Daí a nossa curiosidade em conhecer a posição do Conselho
Coordenador dos Institutos Superiores Politécnicos sobre
esta matéria. É que este Conselho, ao contrário do que
nos habituou, tem, ultimamente, andado muito aguerrido
contra o ME: primeiro, a propósito da criação do Instituto
Universitário de Viseu (o que originou o “dia de luto”,
em 14 de Março), depois, a propósito do anteprojecto
de lei do estatuto e autonomia deste sub-sistema, acusando
o ME de pretender um "saneamento político-administrativo
dos actuais responsáveis dos institutos politécnicos".

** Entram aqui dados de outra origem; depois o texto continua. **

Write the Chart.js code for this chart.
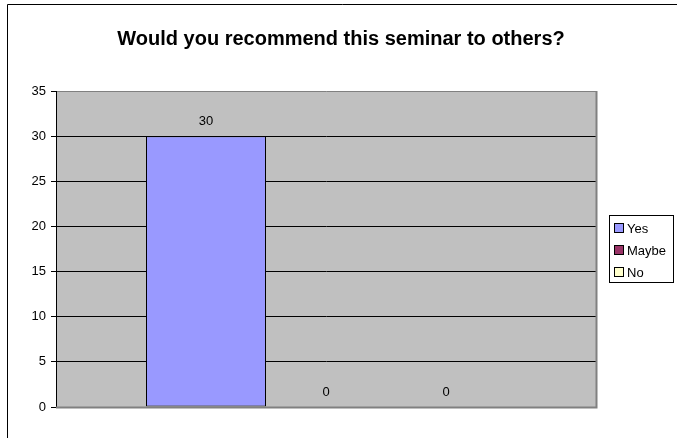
<!DOCTYPE html>
<html>
<head>
<meta charset="utf-8">
<script src="https://cdn.jsdelivr.net/npm/chart.js@4/dist/chart.umd.min.js"></script>
<style>
html,body{margin:0;padding:0;background:#fff;}
canvas{display:block;}
</style>
</head>
<body>
<canvas id="c" width="677" height="438"></canvas>
<script>
const chartTitle = "Would you recommend this seminar to others?";
const categories = [""];
const seriesNames = ["Yes", "Maybe", "No"];
const seriesValues = [[30], [0], [0]];
const seriesColors = ["#9999FF", "#993366", "#FFFFCC"];
const yTicks = [0, 5, 10, 15, 20, 25, 30, 35];

const FONT = "'Liberation Sans', Arial, sans-serif";

const decor = {
  id: 'decor',
  beforeDraw(chart) {
    const ctx = chart.ctx, a = chart.chartArea;
    ctx.save();
    ctx.fillStyle = '#fff';
    ctx.fillRect(0, 0, chart.width, chart.height);
    // outer border
    ctx.strokeStyle = '#000';
    ctx.lineWidth = 1;
    ctx.beginPath();
    ctx.moveTo(7.5, chart.height + 2);
    ctx.lineTo(7.5, 4.5);
    ctx.lineTo(chart.width + 2, 4.5);
    ctx.stroke();
    // plot area
    ctx.fillStyle = '#C0C0C0';
    ctx.fillRect(a.left, a.top, a.right - a.left, a.bottom - a.top);
    // title
    ctx.fillStyle = '#000';
    ctx.font = "bold 20px " + FONT;
    ctx.textAlign = 'center';
    ctx.textBaseline = 'middle';
    ctx.fillText(chartTitle, 341, 39);
    ctx.restore();
  },
  afterDraw(chart) {
    const ctx = chart.ctx, a = chart.chartArea;
    ctx.save();
    // right & bottom plot border gray
    ctx.strokeStyle = '#808080';
    ctx.lineWidth = 2;
    ctx.beginPath();
    ctx.moveTo(a.left, a.bottom + 0.5);
    ctx.lineTo(a.right + 0.5, a.bottom + 0.5);
    ctx.lineTo(a.right + 0.5, a.top);
    ctx.stroke();
    // data labels
    ctx.fillStyle = '#000';
    ctx.font = "13px " + FONT;
    ctx.textAlign = 'center';
    ctx.textBaseline = 'middle';
    chart.data.datasets.forEach((ds, i) => {
      const meta = chart.getDatasetMeta(i);
      meta.data.forEach((el, j) => {
        ctx.fillText(String(ds.data[j]), el.x, el.y - 15);
      });
    });
    // legend
    const lx = 609, ly = 215, lw = 64, lh = 67;
    ctx.fillStyle = '#fff';
    ctx.fillRect(lx, ly, lw, lh);
    ctx.strokeStyle = '#000';
    ctx.lineWidth = 1;
    ctx.strokeRect(lx + 0.5, ly + 0.5, lw, lh);
    ctx.textAlign = 'left';
    chart.data.datasets.forEach((ds, i) => {
      const cy = 228 + i * 22;
      const top = Math.round(cy - 4);
      ctx.fillStyle = ds.backgroundColor;
      ctx.fillRect(615, top, 8, 8);
      ctx.strokeStyle = '#000';
      ctx.strokeRect(614.5, top - 0.5, 9, 9);
      ctx.fillStyle = '#000';
      ctx.fillText(ds.label, 627, cy + 1);
    });
    ctx.restore();
  }
};

new Chart(document.getElementById('c'), {
  type: 'bar',
  data: {
    labels: categories,
    datasets: seriesNames.map((n, i) => ({
      label: n,
      data: seriesValues[i],
      backgroundColor: seriesColors[i],
      borderColor: '#000',
      borderWidth: 1,
      borderSkipped: false
    }))
  },
  options: {
    responsive: false,
    animation: false,
    devicePixelRatio: 1,
    layout: { padding: { left: 0, top: 91, right: 81, bottom: 31 } },
    categoryPercentage: 2 / 3,
    barPercentage: 1,
    plugins: { legend: { display: false }, title: { display: false }, tooltip: { enabled: false } },
    scales: {
      x: { display: false, offset: true, grid: { display: false } },
      y: {
        min: 0, max: 35,
        afterFit(s) { s.width = 56; },
        afterBuildTicks(s) { s.ticks = yTicks.map(v => ({ value: v })); },
        ticks: { color: '#000', font: { family: FONT, size: 13 }, padding: 5 },
        grid: {
          color: c => (c.tick && (c.tick.value === 0 || c.tick.value === 35)) ? '#808080' : '#000',
          tickColor: '#000',
          tickLength: 5,
          lineWidth: 1
        },
        border: { color: '#000', width: 1 }
      }
    }
  },
  plugins: [decor]
});
</script>
</body>
</html>
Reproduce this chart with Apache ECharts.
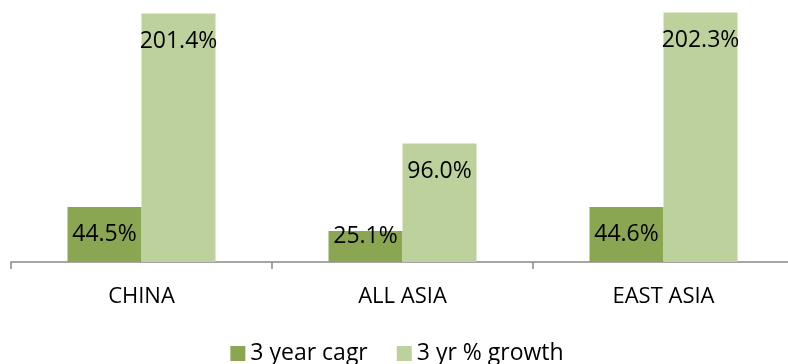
<!DOCTYPE html>
<html>
<head>
<meta charset="utf-8">
<script src="https://cdn.jsdelivr.net/npm/echarts@6/dist/echarts.min.js"></script>
<style>
  html, body { margin: 0; padding: 0; background: #fff; overflow: hidden; }
  /* chart runs a few px past the right edge, like the clipped original */
  #chart { width: 794px; height: 364px; }
</style>
</head>
<body>
<div id="chart"></div>
<script>
const categories = ['CHINA', 'ALL ASIA', 'EAST ASIA'];
const cagr = [44.5, 25.1, 44.6];
const growth = [201.4, 96.0, 202.3];
const seriesNames = ['3 year cagr', '3 yr % growth'];

const chartDom = document.getElementById('chart');
const myChart = echarts.init(chartDom);

const labelStyle = {
  show: true,
  position: 'insideTop',
  distance: 16,
  color: '#000',
  fontFamily: 'Open Sans',
  fontSize: 23,
  formatter: p => p.value.toFixed(1) + '%'
};

// short bar: Excel pushes the label up past the bar top
const cagrData = cagr.map(v => v < 30
  ? { value: v, label: { offset: [0, -22] } }
  : v);

const option = {
  animation: false,
  legend: {
    bottom: -6,
    left: 'center',
    itemWidth: 15,
    itemHeight: 15,
    itemGap: 29,
    icon: 'rect',
    textStyle: { fontFamily: 'Open Sans', fontSize: 23, color: '#000' },
    data: seriesNames
  },
  grid: {
    left: 11,
    right: 0,
    top: 3,
    bottom: 102
  },
  xAxis: {
    type: 'category',
    data: categories,
    axisLine: { lineStyle: { color: '#888', width: 1.5 } },
    axisTick: { show: true, length: 7, lineStyle: { color: '#888', width: 1.5 } },
    axisLabel: { color: '#000', fontFamily: 'Open Sans', fontSize: 22, margin: 24 }
  },
  yAxis: {
    type: 'value',
    min: 0,
    max: 210,
    show: false,
    splitLine: { show: false }
  },
  series: [
    {
      name: seriesNames[0],
      type: 'bar',
      data: cagrData,
      barWidth: 74,
      barGap: '0%',
      itemStyle: { color: '#8ba652' },
      label: labelStyle
    },
    {
      name: seriesNames[1],
      type: 'bar',
      data: growth,
      barWidth: 74,
      itemStyle: { color: '#bcd19b' },
      label: labelStyle
    }
  ]
};

myChart.setOption(option);
</script>
</body>
</html>
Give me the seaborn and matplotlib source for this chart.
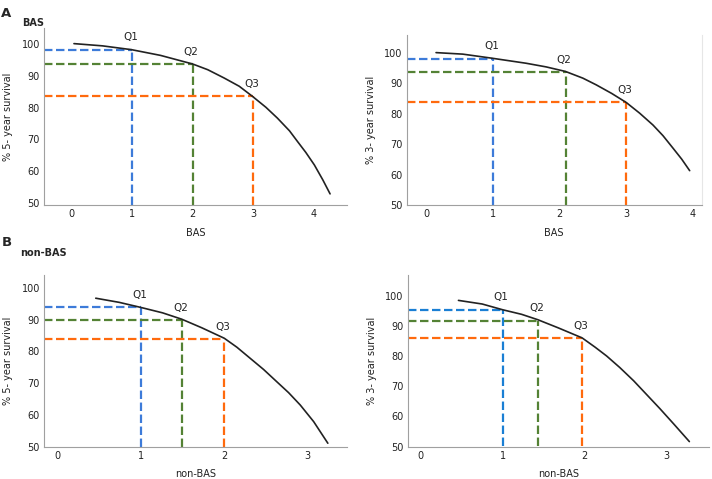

Se o silêncio ou a capitulação imperarem (o que é de
temer, pelo menos por parte daqueles que, numa criatividade
parola, já propuseram a mudança da designação do seu
Instituto Politécnico para “Universidade Politécnica”),
resta-nos lançar o apelo à constituição de uma organização,
tipo Quercus educativa, para defesa de mais uma espécie
ameaçada, e que apesar de tão dignas tradições na nossa
academia, se encontra em vias de extinção – os bacharéis.